Uranium hexafluoride gas is fed into cascades of linked centrifuges to enrich the material to no more than 5 percent for nuclear power – Iran's declared aim. But the same technique can be used to boost enrichment to the 90 percent required for nuclear weapons – which the US and key Western countries allege is Iran's goal. Iran's short-term plan for 3,000 centrifuges would be enough, technically, to produce at least one bomb per year.

"The report confirms that Iran is moving ahead as fast as it can, to get as many centrifuges in place as quickly as it can," says Mark Fitzpatrick, a nonproliferation specialist at the London-based International Institute for Strategic Studies.

"They want to get 3,000 centrifuges stood up, so that if they were to get into negotiations, that would be their starting point," says Mr. Fitzpatrick, contacted in Luxembourg. "They would say: 'We won't go beyond 3,000, but we can't dismantle what we already have.' "

White House national security spokesman Gordon Johndroe called the report a "laundry list of Iran's continued defiance of the international community," saying "it shows that Iran's leaders are only furthering the isolation of [Iranians]."

ElBaradei is under fire by the US and European allies for saying the Western strategy of demanding suspension had been outstripped by Iranian progress.

"We believe they pretty much have the knowledge about how to enrich," ElBaradei told The New York Times last week. "From now, it's simply a question of perfecting that knowledge."

Still, analysts say that the four-page report leaves many questions. It gives no details about how well the centrifuge cascades are operating or if they work around the clock. The report notes that Iran "agreed to a modified safeguards approach," which includes "unannounced inspections" of the enrichment site at Natanz. The fact that only 264.8 kgs (about 584 lbs.) of uranium hexaflouride (UF6) gas was used indicated that Iran may still be using purer material bought in the past from China – not Iran's homemade UF6.

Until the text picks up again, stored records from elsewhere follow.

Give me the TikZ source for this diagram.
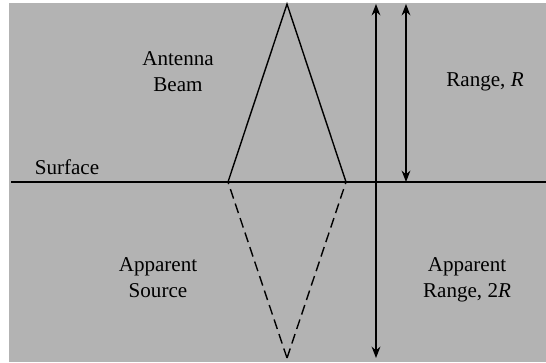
\documentclass[tikz,border=0pt]{standalone}
\usepackage{fontspec}
\setmainfont{LiberationSerif}[Extension=.ttf,UprightFont=*-Regular,ItalicFont=*-Italic,BoldFont=*-Bold]
\usetikzlibrary{arrows.meta}
\definecolor{cBack}{HTML}{B3B3B3}

\begin{document}
\begin{tikzpicture}[x=0.02cm,y=-0.02cm,line width=0.8pt,
  lbl/.style={font=\fontsize{12}{14.8}\selectfont,align=center,inner sep=0pt},
  rng/.style={{Stealth[length=6.5pt,width=5pt]}-{Stealth[length=6.5pt,width=5pt]}}]
  \useasboundingbox (0,0) rectangle (546,362);
  \fill[cBack] (9,3) rectangle (546,362);
  % surface and beam
  \coordinate (sL) at (11,182);  \coordinate (sR) at (546,182);
  \coordinate (apex) at (287,4); \coordinate (image) at (287,358);
  \coordinate (bL) at (228,182); \coordinate (bR) at (346,182);
  \draw (sL) -- (sR);
  \draw (bL) -- (apex) -- (bR);
  \draw[dash pattern=on 5.7pt off 3pt] (image) -- (bL) (image) -- (bR);
  % ranges
  \coordinate (aTop) at (376,4); \coordinate (aBot) at (376,358);
  \coordinate (rTop) at (406,4); \coordinate (rBot) at (406,182);
  \draw[rng] (aTop) -- (aBot);
  \draw[rng] (rTop) -- (rBot);
  % labels
  \node[lbl] (beam) at (178,72) {Antenna\\Beam};
  \node[lbl] (range) at (485,82) {Range, \textit{R}};
  \node[lbl] (surface) at (67,167) {Surface};
  \node[lbl] (source) at (158,278) {Apparent\\Source};
  \node[lbl] (arange) at (467,280) {Apparent\\Range, 2\textit{R}};
\end{tikzpicture}
\end{document}
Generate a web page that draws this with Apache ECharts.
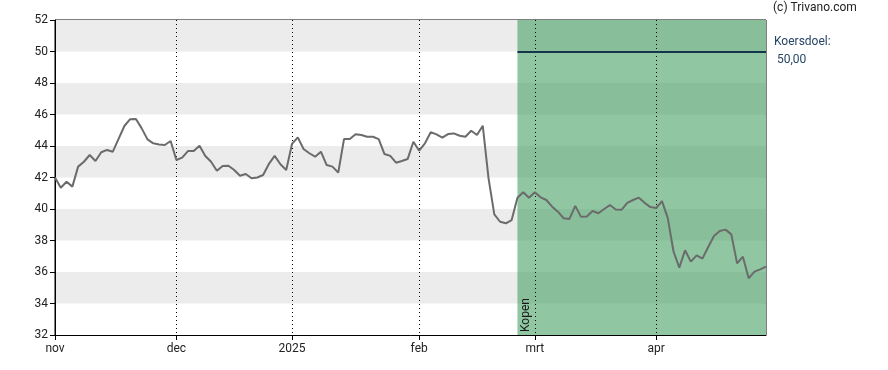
<!DOCTYPE html>
<html>
<head>
<meta charset="utf-8">
<script src="https://cdn.jsdelivr.net/npm/echarts@6/dist/echarts.min.js"></script>
<style>html,body{margin:0;padding:0;background:#fff}#c{width:888px;height:370px}</style>
</head>
<body>
<div id="c"></div>
<script>
// Trading days (categories)
const dates = [
 "2024-11-01","2024-11-04","2024-11-05","2024-11-06","2024-11-07","2024-11-08","2024-11-11","2024-11-12","2024-11-13","2024-11-14","2024-11-15","2024-11-18","2024-11-19","2024-11-20","2024-11-21","2024-11-22","2024-11-25","2024-11-26","2024-11-27","2024-11-28","2024-11-29",
 "2024-12-02","2024-12-03","2024-12-04","2024-12-05","2024-12-06","2024-12-09","2024-12-10","2024-12-11","2024-12-12","2024-12-13","2024-12-16","2024-12-17","2024-12-18","2024-12-19","2024-12-20","2024-12-23","2024-12-24","2024-12-27","2024-12-30","2024-12-31",
 "2025-01-02","2025-01-03","2025-01-06","2025-01-07","2025-01-08","2025-01-09","2025-01-10","2025-01-13","2025-01-14","2025-01-15","2025-01-16","2025-01-17","2025-01-20","2025-01-21","2025-01-22","2025-01-23","2025-01-24","2025-01-27","2025-01-28","2025-01-29","2025-01-30","2025-01-31",
 "2025-02-03","2025-02-04","2025-02-05","2025-02-06","2025-02-07","2025-02-10","2025-02-11","2025-02-12","2025-02-13","2025-02-14","2025-02-17","2025-02-18","2025-02-19","2025-02-20","2025-02-21","2025-02-24","2025-02-25","2025-02-26","2025-02-27","2025-02-28",
 "2025-03-03","2025-03-04","2025-03-05","2025-03-06","2025-03-07","2025-03-10","2025-03-11","2025-03-12","2025-03-13","2025-03-14","2025-03-17","2025-03-18","2025-03-19","2025-03-20","2025-03-21","2025-03-24","2025-03-25","2025-03-26","2025-03-27","2025-03-28","2025-03-31",
 "2025-04-01","2025-04-02","2025-04-03","2025-04-04","2025-04-07","2025-04-08","2025-04-09","2025-04-10","2025-04-11","2025-04-14","2025-04-15","2025-04-16","2025-04-17","2025-04-22","2025-04-23","2025-04-24","2025-04-25","2025-04-28","2025-04-29","2025-04-30"
];
// Closing prices
const prices = [
 42.0,41.35,41.73,41.42,42.69,43.0,43.43,43.05,43.6,43.75,43.64,44.45,45.27,45.7,45.71,45.12,44.42,44.17,44.1,44.06,44.32,
 43.11,43.26,43.68,43.68,44.02,43.37,43.0,42.43,42.73,42.75,42.48,42.11,42.22,41.95,42.0,42.16,42.86,43.37,42.84,42.48,
 44.13,44.55,43.81,43.54,43.32,43.64,42.79,42.69,42.31,44.44,44.44,44.74,44.7,44.59,44.59,44.44,43.49,43.37,42.94,43.05,43.17,44.27,
 43.7,44.17,44.87,44.74,44.53,44.76,44.8,44.65,44.59,44.97,44.7,45.29,41.95,39.66,39.19,39.09,39.3,40.72,41.06,40.72,
 41.06,40.74,40.57,40.15,39.83,39.41,39.37,40.2,39.5,39.52,39.87,39.73,40.0,40.25,39.97,39.95,40.39,40.57,40.72,40.39,40.12,
 40.06,40.5,39.44,37.3,36.28,37.38,36.66,37.06,36.85,37.59,38.29,38.6,38.69,38.39,36.55,36.97,35.6,36.02,36.17,36.34
];
// Month tick labels
const monthLabels = {"2024-11":"nov","2024-12":"dec","2025-01":"2025","2025-02":"feb","2025-03":"mrt","2025-04":"apr"};
// Advice period and target
const adviceStart = "2025-02-26";
const adviceEnd = "2025-04-30";
const adviceLabel = "Kopen";
const target = 50;
const targetText = "50,00";
const yMin = 32, yMax = 52, yStep = 2;

function isMonthStart(i){ return i === 0 || dates[i].slice(0,7) !== dates[i-1].slice(0,7); }
const font = 'Roboto, "Liberation Sans", sans-serif';

const chart = echarts.init(document.getElementById('c'), null, {renderer:'canvas'});
chart.setOption({
  animation:false,
  backgroundColor:'#fff',
  grid:{left:55,right:122,top:20,bottom:35,show:true,borderColor:'#000',borderWidth:1,backgroundColor:'transparent'},
  xAxis:{
    type:'category', data:dates, boundaryGap:false, z:3,
    axisLine:{lineStyle:{color:'#000',width:1}},
    axisTick:{show:true,length:5,interval:(i)=>isMonthStart(i),lineStyle:{color:'#000'}},
    axisLabel:{interval:(i)=>isMonthStart(i),margin:8,color:'#222',fontSize:12,fontFamily:font,
      formatter:(v)=>monthLabels[v.slice(0,7)]||''},
    splitLine:{show:true,interval:(i)=>isMonthStart(i) && i>0,lineStyle:{color:'#000',type:[1,3],width:1}}
  },
  yAxis:{
    type:'value', min:yMin, max:yMax, interval:yStep,
    axisLine:{show:true,lineStyle:{color:'#000'}},
    axisTick:{show:true,length:5,lineStyle:{color:'#000'}},
    axisLabel:{color:'#222',fontSize:12,fontFamily:font,margin:7},
    splitLine:{show:false},
    splitArea:{show:true,areaStyle:{color:['#ffffff','#ececec']}}
  },
  series:[{
    type:'line', data:prices, symbol:'none', smooth:false,
    lineStyle:{color:'#6b6b6b',width:2},
    z:4,
    markArea:{silent:true,
      itemStyle:{color:'rgba(70,160,100,0.6)'},
      label:{show:true,position:'insideBottomLeft',rotate:90,color:'#1a1a1a',fontSize:12,fontFamily:font,distance:3,offset:[0,12]},
      data:[[{xAxis:adviceStart,name:adviceLabel},{xAxis:adviceEnd}]]},
    markLine:{silent:true,symbol:'none',label:{show:false},
      lineStyle:{color:'#15354d',width:2,type:'solid'},
      data:[[{coord:[adviceStart,target]},{coord:[adviceEnd,target]}]]}
  }],
  graphic:[
    {type:'text',left:773,top:2,style:{text:'(c) Trivano.com',fill:'#222',fontSize:12,fontFamily:font}},
    {type:'text',left:774,top:36,style:{text:'Koersdoel:',fill:'#274565',fontSize:12,fontFamily:font}},
    {type:'text',left:777,top:54,style:{text:targetText,fill:'#274565',fontSize:12,fontFamily:font}}
  ]
});
</script>
</body>
</html>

"Iran has overcome certain barriers, but to suggest, as ElBaradei does, that there is simply nothing that can be done anymore – that Iran has essentially mastered the program, when the IAEA report itself says there is an enormous amount of analysis still to be done – is a stretch," says Levi.

If Iran were to get 3,000 centrifuges working, pushing enrichment to levels required to make a bomb, there would be more hurdles. "Once you start using very highly enriched uranium, you get worried about 'criticality' –about too much stuff getting in one place at the same time, and melting down," says Levi. "So you are likely to start somewhat gingerly, to make sure you've got everything right."

Regarding the IAEA report, "I don't think there is enough data here to say ... it's too late," says Fitzpatrick. "There is still time before Iran can produce HEU for weapons." And the environment has changed since years ago, when Pakistan moved secretly from enrichment technology to a weapon capacity in a decade "because the world was not alert enough to stop the technology flow," he adds.

"I think the world's exporting countries are much more attuned ... and have put on strict controls," he says. "They probably can prevent Iran from getting additional material [from abroad] to expand its program."